● **Directions**
Gather the lines from the material that contain "chart".

· · · · ·

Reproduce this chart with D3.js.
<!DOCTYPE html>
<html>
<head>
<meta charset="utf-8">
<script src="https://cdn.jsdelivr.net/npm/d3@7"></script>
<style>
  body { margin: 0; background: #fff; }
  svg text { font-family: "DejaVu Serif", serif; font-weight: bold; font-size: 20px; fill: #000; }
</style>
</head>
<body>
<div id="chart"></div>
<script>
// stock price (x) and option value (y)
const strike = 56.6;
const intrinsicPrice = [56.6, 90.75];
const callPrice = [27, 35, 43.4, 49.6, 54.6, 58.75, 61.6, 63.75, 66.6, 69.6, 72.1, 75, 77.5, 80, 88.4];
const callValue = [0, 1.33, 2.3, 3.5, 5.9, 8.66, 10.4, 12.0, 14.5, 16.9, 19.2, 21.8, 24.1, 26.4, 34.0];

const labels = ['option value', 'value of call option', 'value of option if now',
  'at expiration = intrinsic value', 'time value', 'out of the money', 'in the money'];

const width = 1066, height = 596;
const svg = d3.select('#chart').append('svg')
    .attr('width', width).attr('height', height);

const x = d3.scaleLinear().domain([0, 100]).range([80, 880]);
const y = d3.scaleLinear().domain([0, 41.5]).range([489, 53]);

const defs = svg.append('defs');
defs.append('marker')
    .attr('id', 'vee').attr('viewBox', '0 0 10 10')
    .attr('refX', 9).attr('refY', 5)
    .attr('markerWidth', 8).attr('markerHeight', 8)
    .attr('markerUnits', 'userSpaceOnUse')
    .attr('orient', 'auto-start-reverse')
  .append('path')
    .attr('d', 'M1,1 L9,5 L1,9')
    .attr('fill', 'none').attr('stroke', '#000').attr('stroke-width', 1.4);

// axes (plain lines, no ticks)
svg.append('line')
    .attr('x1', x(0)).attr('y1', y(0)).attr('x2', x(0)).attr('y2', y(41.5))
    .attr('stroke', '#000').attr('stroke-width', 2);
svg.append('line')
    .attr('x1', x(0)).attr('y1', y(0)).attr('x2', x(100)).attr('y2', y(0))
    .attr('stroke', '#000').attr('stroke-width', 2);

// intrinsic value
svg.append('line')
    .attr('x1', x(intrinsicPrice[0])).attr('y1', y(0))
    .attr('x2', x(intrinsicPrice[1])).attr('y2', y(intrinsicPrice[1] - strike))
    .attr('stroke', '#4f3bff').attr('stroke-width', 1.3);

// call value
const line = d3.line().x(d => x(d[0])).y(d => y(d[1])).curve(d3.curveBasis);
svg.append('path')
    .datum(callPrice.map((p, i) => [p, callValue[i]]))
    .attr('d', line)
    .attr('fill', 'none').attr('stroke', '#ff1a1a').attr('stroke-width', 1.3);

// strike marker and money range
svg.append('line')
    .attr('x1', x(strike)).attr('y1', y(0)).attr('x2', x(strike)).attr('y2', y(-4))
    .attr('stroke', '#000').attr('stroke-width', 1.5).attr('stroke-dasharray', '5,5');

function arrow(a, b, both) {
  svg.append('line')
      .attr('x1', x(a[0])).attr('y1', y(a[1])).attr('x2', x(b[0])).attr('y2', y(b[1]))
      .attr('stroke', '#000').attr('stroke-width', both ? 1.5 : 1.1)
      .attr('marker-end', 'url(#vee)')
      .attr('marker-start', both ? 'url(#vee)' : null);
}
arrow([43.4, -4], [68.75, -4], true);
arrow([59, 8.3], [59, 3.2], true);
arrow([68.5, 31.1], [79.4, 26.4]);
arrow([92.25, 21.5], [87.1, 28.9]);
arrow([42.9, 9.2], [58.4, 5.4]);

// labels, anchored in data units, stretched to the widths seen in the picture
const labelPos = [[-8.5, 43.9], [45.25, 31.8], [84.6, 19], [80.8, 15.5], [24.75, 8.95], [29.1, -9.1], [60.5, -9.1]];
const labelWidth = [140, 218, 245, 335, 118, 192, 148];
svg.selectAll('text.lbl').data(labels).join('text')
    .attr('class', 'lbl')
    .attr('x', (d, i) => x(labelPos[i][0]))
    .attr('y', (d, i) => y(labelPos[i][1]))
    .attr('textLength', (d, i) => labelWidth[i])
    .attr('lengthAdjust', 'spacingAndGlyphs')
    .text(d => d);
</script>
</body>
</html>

· · · · ·

● **Exercise output**
Reproduce this chart with D3.js.
<div id="chart"></div>
const svg = d3.select('#chart').append('svg')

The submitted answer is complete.